By making these tests a larger and larger part of teachers’ and schools’ ‘accountability’ we are doing serious damage to our students’ chances of success upon leaving these institutions. It is time for our administrators to show some leadership instead of following ‘accountability’ status quo.
There are ways to measure student achievement that go beyond a low-level multiple choice test. We need to question the validity of the tests that are being given to our students. We need to think critically about what the test is asking and whether it aligns with our true goals for our students educations. If it doesn’t line up, then it is time to make a real change.
If we want to seriously talk curriculum and saving money, and if we truly want to light ‘fires in the mind’ of our students, then we have to truly challenge the idea that these tests have any bearing on what is actually being accomplished in the classroom.

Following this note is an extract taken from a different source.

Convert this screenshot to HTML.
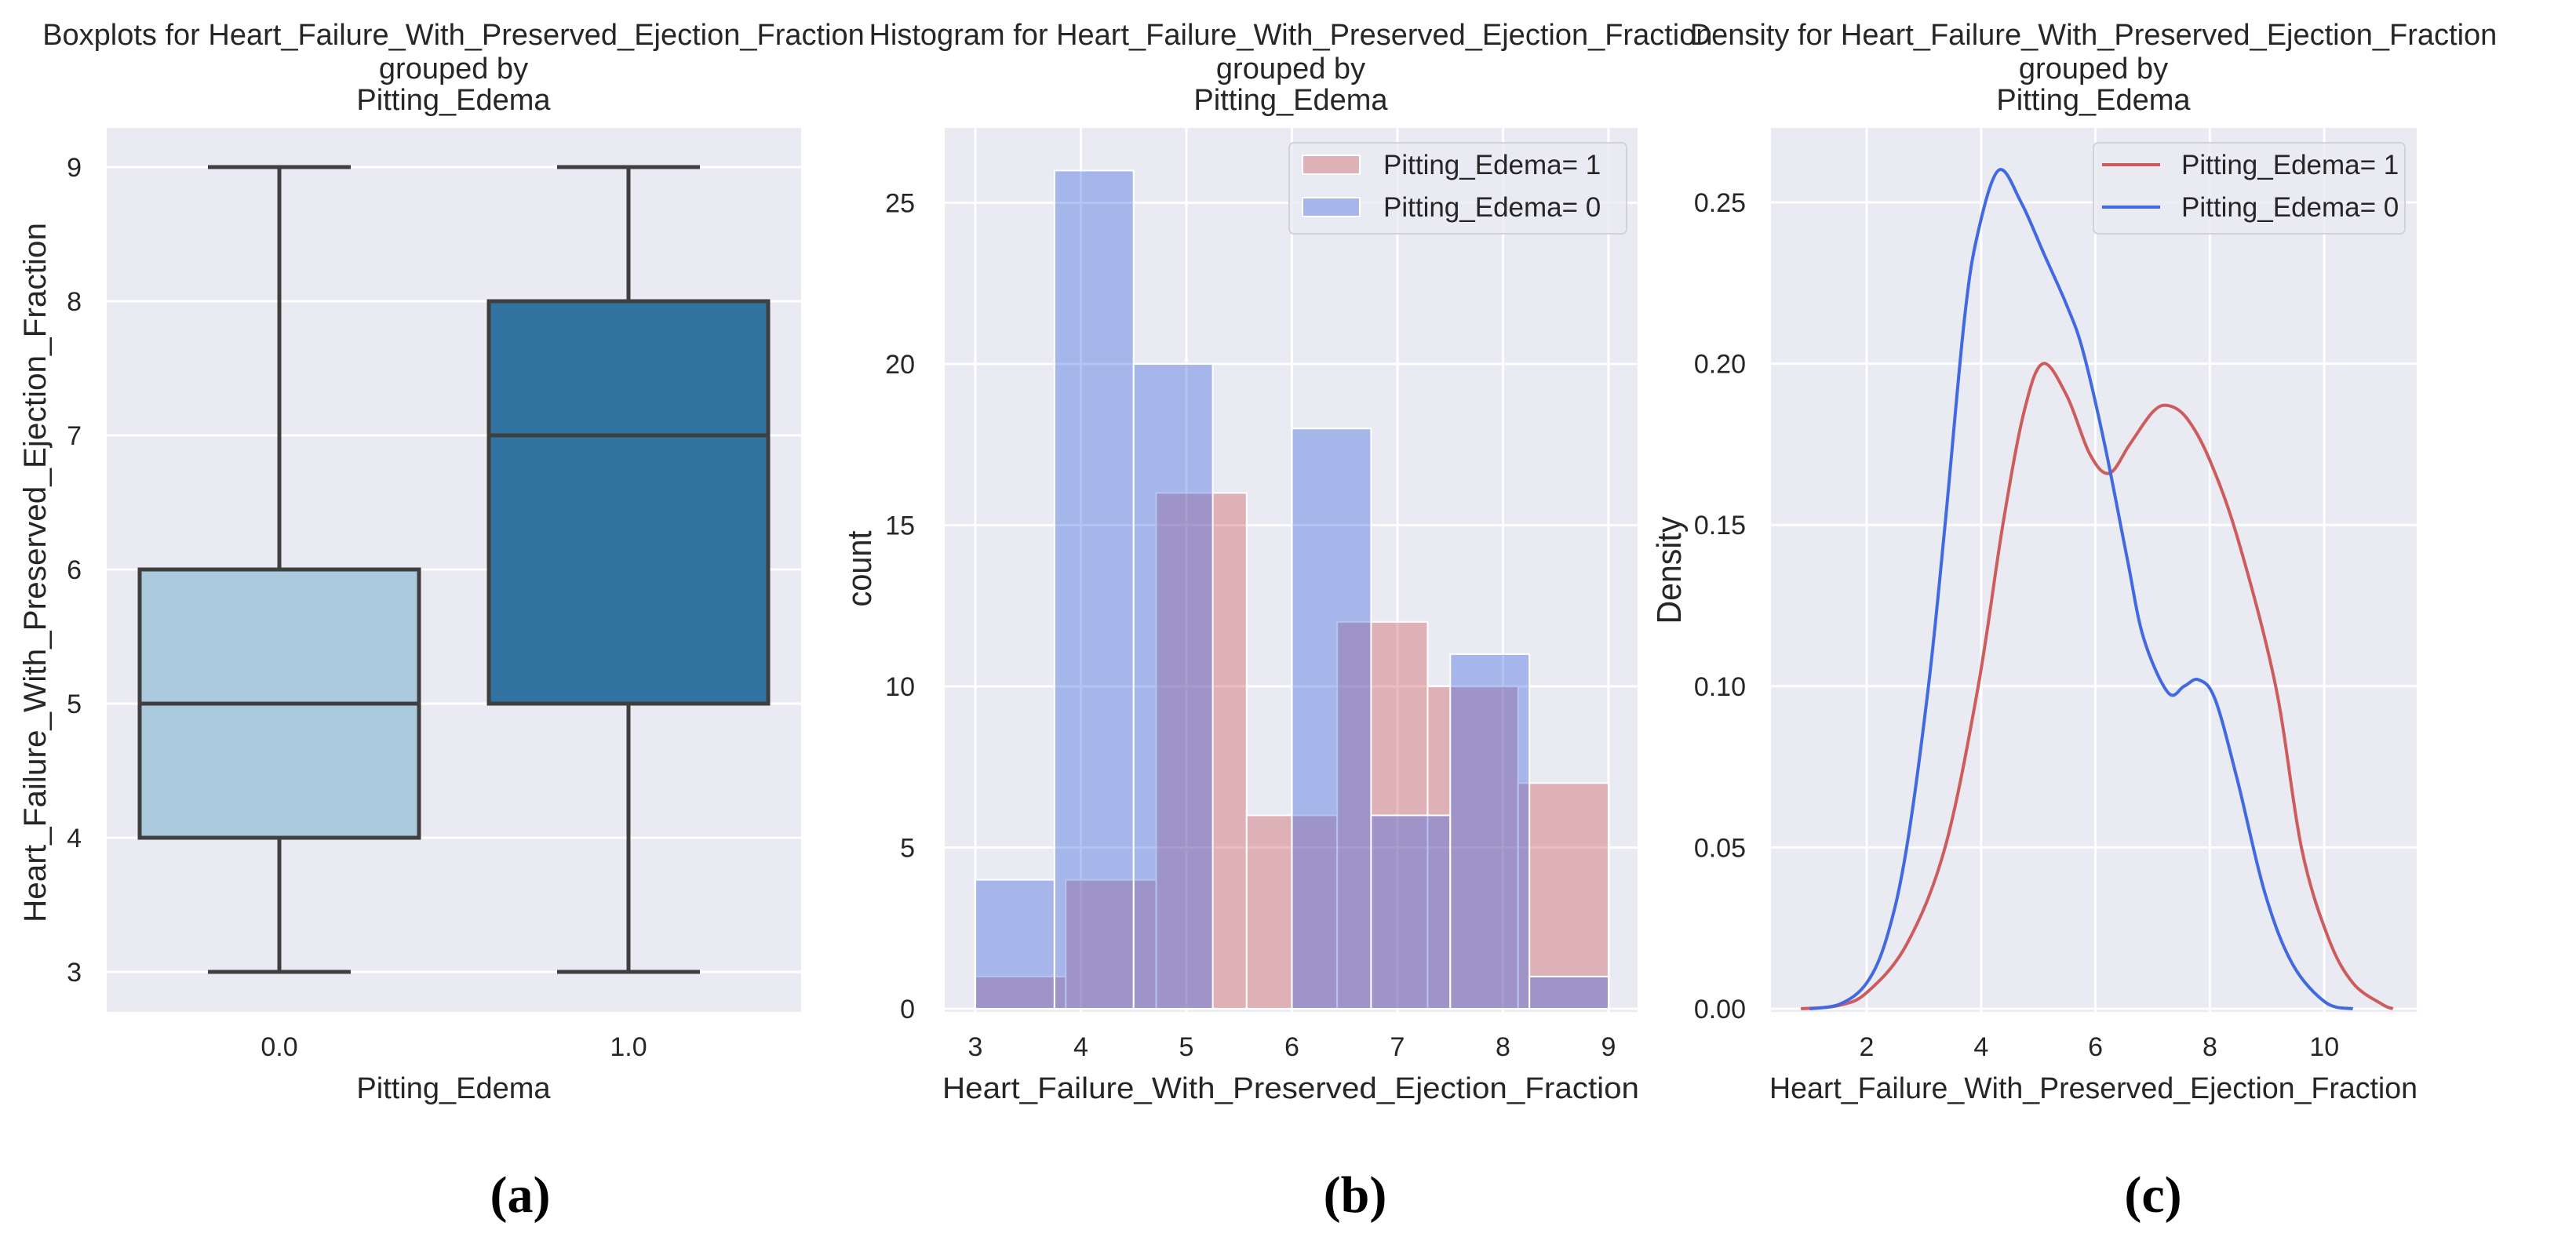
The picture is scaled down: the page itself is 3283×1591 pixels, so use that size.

We need to emphasize authentic assignments and project based learning and remove the pressure that comes with these exams so we can actually do it. We need to take a stand against this ever-enlarging system of accountability which has not improved our success in what truly matters - our students futures. The tests are taking precious time, money and creativity away from our students because the consequences of ignoring the tests become greater every year.
This is our chance to take some real leadership and make some real changes to what is going on. I know it isn’t going to happen anytime soon, those in power want to keep their money and the system that serves them well, but it would be hypocritical of me to sit back and talk ‘innovation’ and student improvement while really we are letting the status quo continue on and on and get worse and worse for the people that really matter: our students.